Polkowo is a village in the administrative district of Gmina Sztabin, within Augustów County, province of Podlaskie Voivodeship, in north-eastern Poland. It lies on the Netta River, 2 "viorsts" (approximately 2 kilometers) from the outlet to the Biebrza river. The village stands on one of the few small dry islands emerging from the extensive muddy banks of the Biebrza and the Netta rivers. Polkowo is 28 "viorsts" from Augustów.

== History ==
The village was founded on June 23, 1582 within the boundaries of the Polish–Lithuanian Commonwealth, during the incidence of slave-raiding from the Ottoman Empire and Crimean (Tatar) Khanate (preceded by the Golden Horde). A Suwałki County official issued a decree from the city of Rajgrod (northwest of Polkowo) granting peasants Mark (Markowie) and Elizabeth (Elzbiece) Konoza (Konozie) the right to settle on the hillock of Polikow (later referred to as the village of Polkowo) near the river Biebrza (current day Biebrza National Park).

== Additional Chronology ==
May 3, 1585 ° Queen Anna issued a decree from Warsaw confirming the initial land grant

1587 ° Boundaries of Polkowo were determined to be 5 wlok (approximately 150 acres)

September 13, 1639 ° Rajgrod court lowered rent for land from 50 to 10 Polish zloty

1661 ° Land grant reaffirmed by King Kazimierz

1664 ° Descendants thrived and multiplied consisting of five families

== Conflict ==
In 1777 an armed conflict arose when a landlord of the royal estates chose to impose on the citizens of Polkowo demands for labor, additional payments and higher rents; these citizens initiated a lawsuit (litigants included Mateusz and Marianna Kawalkow Konoza) in the royal court which took several years to resolve; allegations were that the landlord conducted raids of the village, taking oxen, horses and personal possessions; they were also accused of assaults.

In 1778 the court sent a special commission to investigate, which found for the villagers and relieved them of additional requirements.

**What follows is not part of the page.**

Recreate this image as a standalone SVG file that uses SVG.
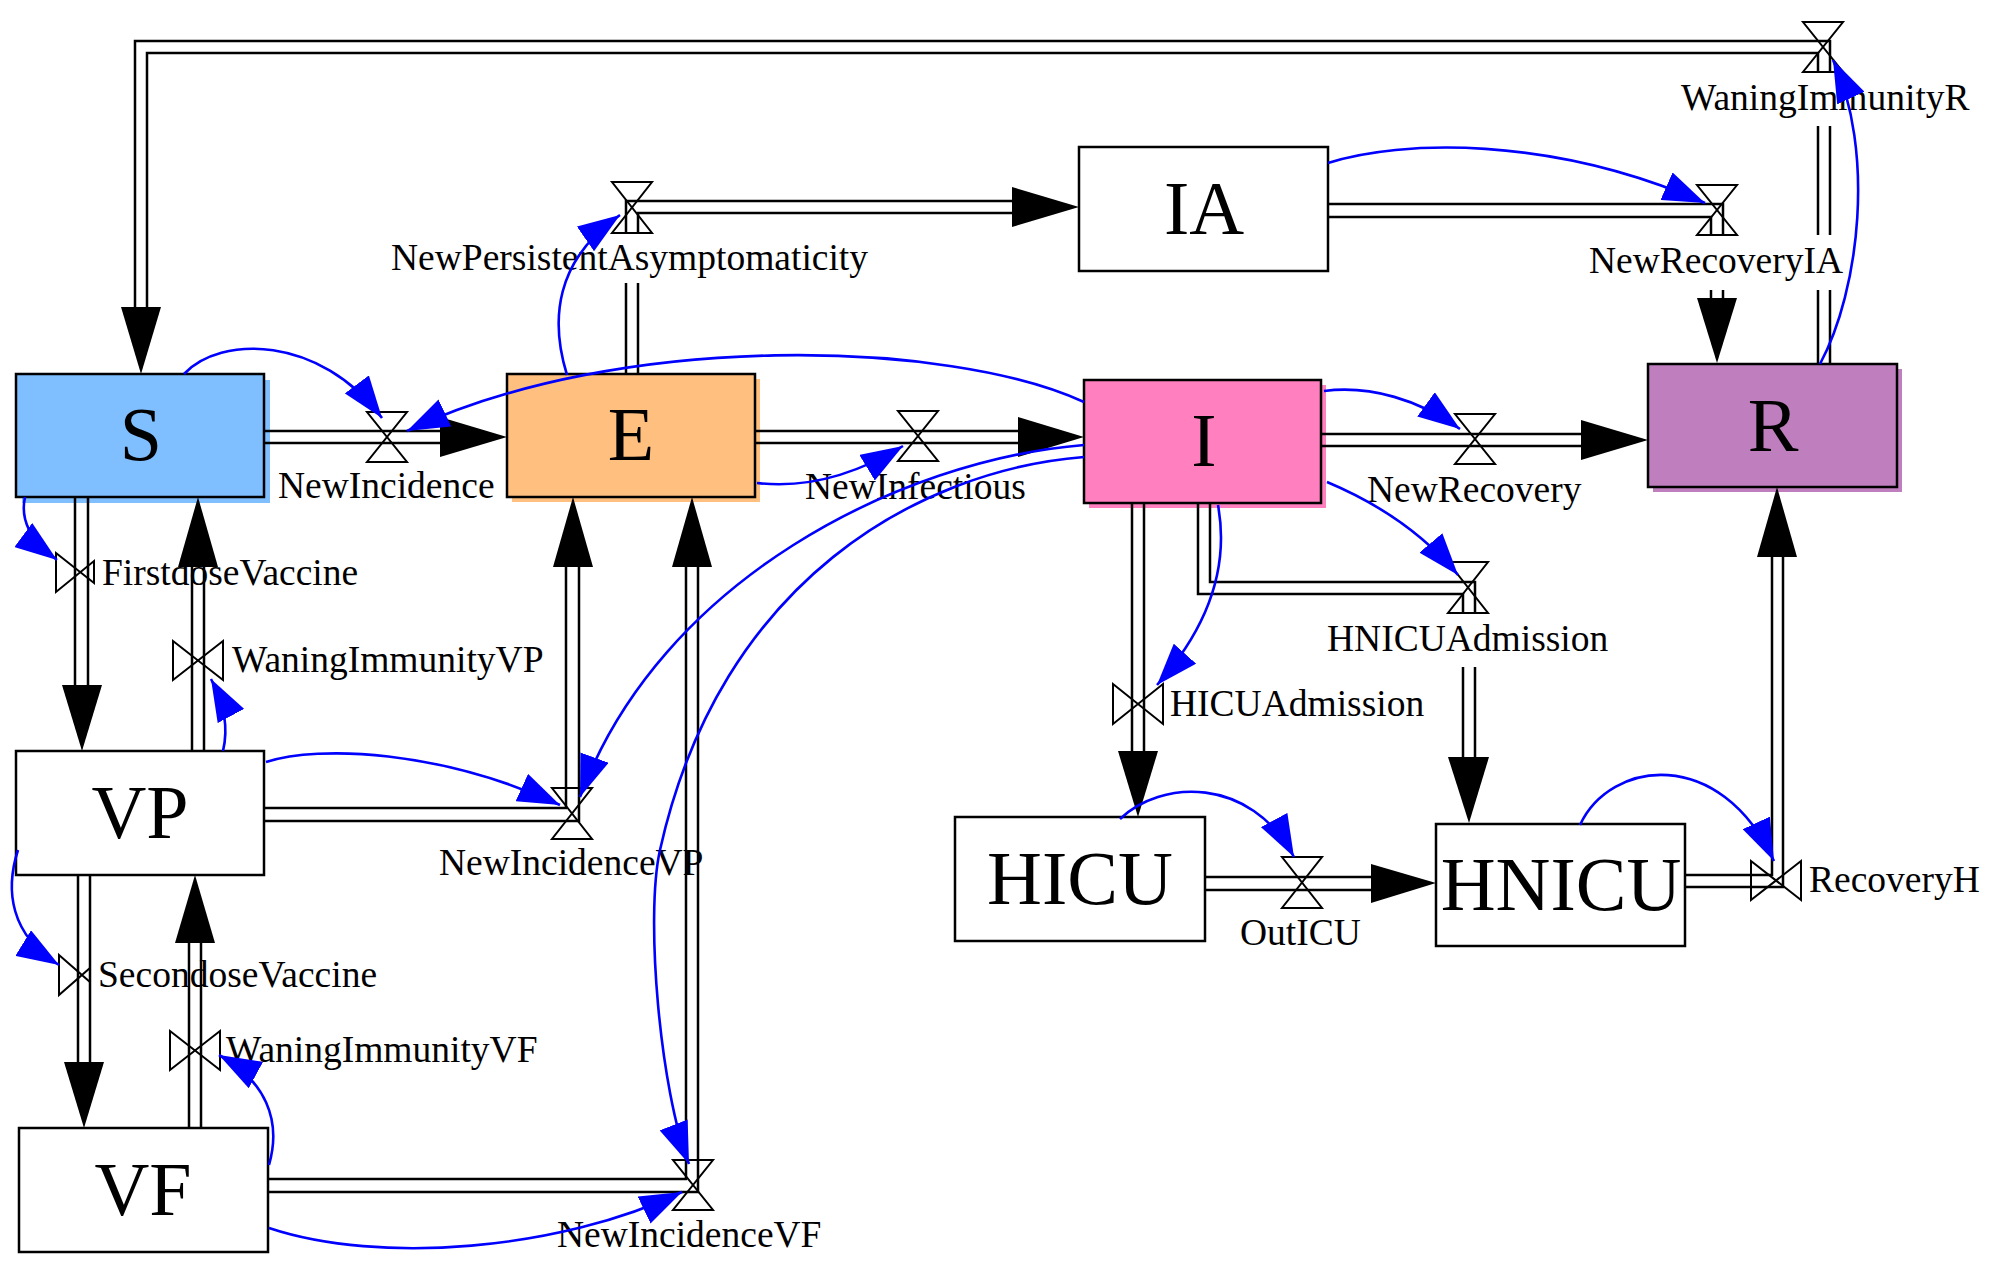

An appeal suspended the ruling.

In 1781 a subsequent commission again held for the villagers, but their lease payments were increased to 200 Polish zloty; "Polkowianie" (the people of Polkowo) at that time consisted of 20 hamlets. In the late eighteenth century the villages of Polkowo, Kopytkowo and Jasionowo, were collectively referred to as [the district of] Bojary.

In 1827, Polkowo consisted of 29 homes and 170 inhabitants, and in 1888 it had 37 homes, 361 inhabitants.